Abrahimkhail lebt seit 2014 in Deutschland. In Solingen steht er dem Deutsch-Afghanischen Gesprächskreis vor. In seinem Heimatland ist er zuvor politisch verfolgt worden, weil er den Deutschen dort geholfen hat, Schulen für Mädchen aufzubauen; für das Goethe-Institut ist er tätig gewesen. Für ihn sei es extrem schmerzhaft zu sehen, dass alles, was er und viele andere seiner Landsleute mithilfe der ausländischen Kräfte aufgebaut haben, wieder zunichte gemacht wird durch die Taliban. „Zwei Generationen von Afghanen konnten zur Schule und zur Universität gehen. Das wird nicht mehr möglich sein“, sagt er.
Das befürchtet auch Sahra, die seit 2010 in Düsseldorf lebt. „Gerade die Frauen werden unter den Taliban zu leiden haben“, sagt sie, die ebenfalls viele Freunde in Afghanistan hat, um die sie sich jetzt sorgt. Sie sagt aber, dass gerade die Frauen für ihre Rechte kämpfen werden, die sie in den vergangenen Jahren erhalten haben; auch wenn sie dafür ihr Leben riskieren. „Die Frauen werden sich auflehnen und alles tun. Sie werden mehr Widerstand leisten als die Männer“, meint sie. „Wir müssen alles tun, um den Menschen dort zu helfen“, sagt sie.
Das tut etwa auch Nawida Ariyan, die in Kabul geboren wurde und in Deutschland aufgewachsen ist. „In den letzten Tagen sind Tausende Afghanen nach Kabul geflüchtet. Sie brauchen dringend Medikamente, Nahrung, Wasser und Kleidung“, sagt sie. Auf ihrer Internetseite Betterplace.me kann für die Menschen in Afghanistan gespendet werden.
Abrahimkhail hat mit vielen Afghanen, die in NRW und insbesondere in Solingen leben, Kontakt. „Für sie ist es jetzt sehr wichtig, dass sie nicht alleingelassen werden, sondern dass sie mit anderen über ihre Ängste und Sorgen sprechen können“, sagt er.

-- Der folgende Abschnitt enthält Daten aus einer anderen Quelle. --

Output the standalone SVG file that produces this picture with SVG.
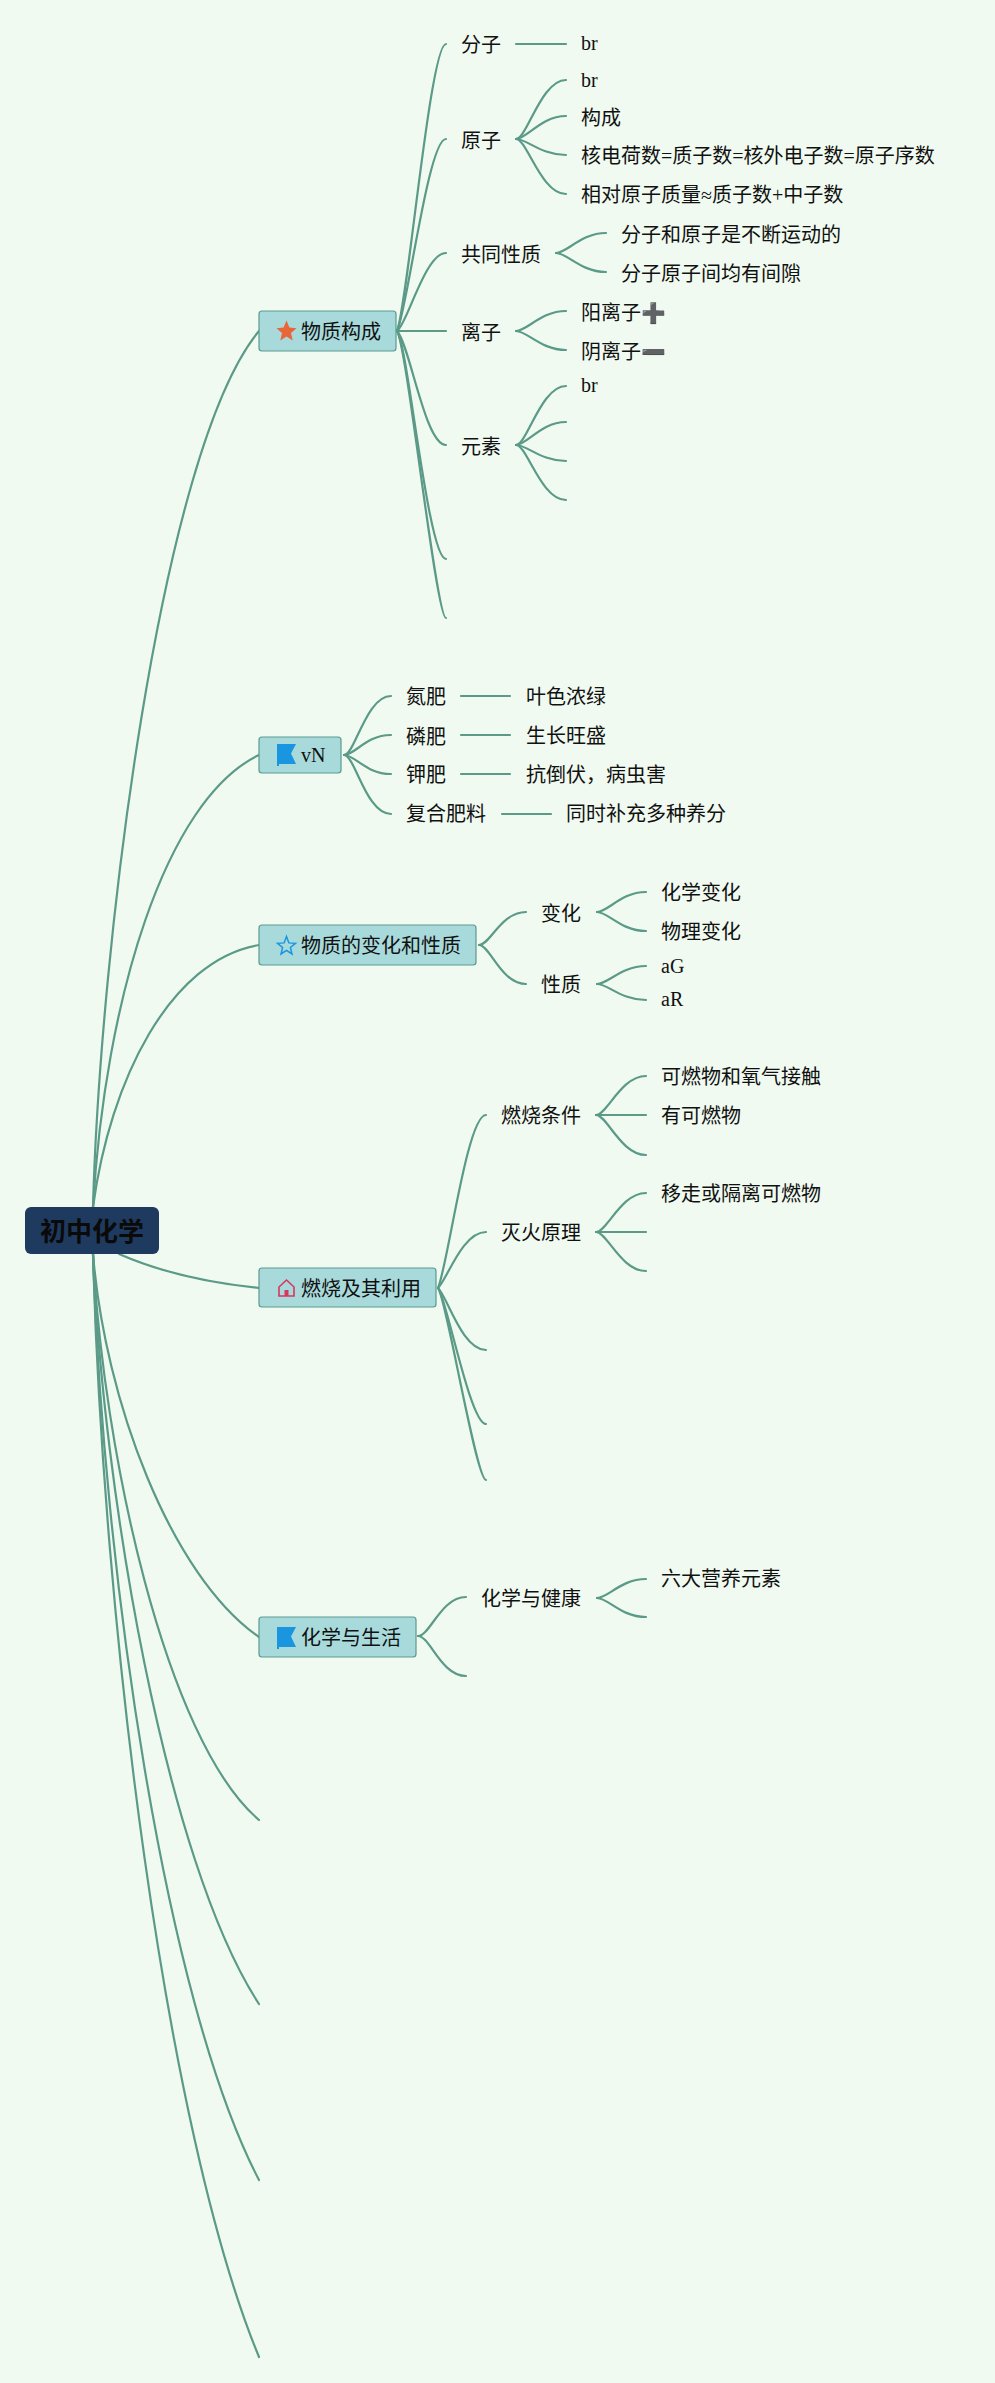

Arian Mayel hofft, seine Familie doch noch irgendwie aus Afghanistan herauszubekommen – mit deutscher Hilfe. „Aber dazu müssen sie es vermutlich erst einmal nach Kabul schaffen zum Flughafen“, sagt er . Eine Möglichkeit sei Geld. „Wer über entsprechende finanzielle Mittel vefügt, kann sich rauskaufen“, sagt er. Aber darüber verfügen die wenigsten.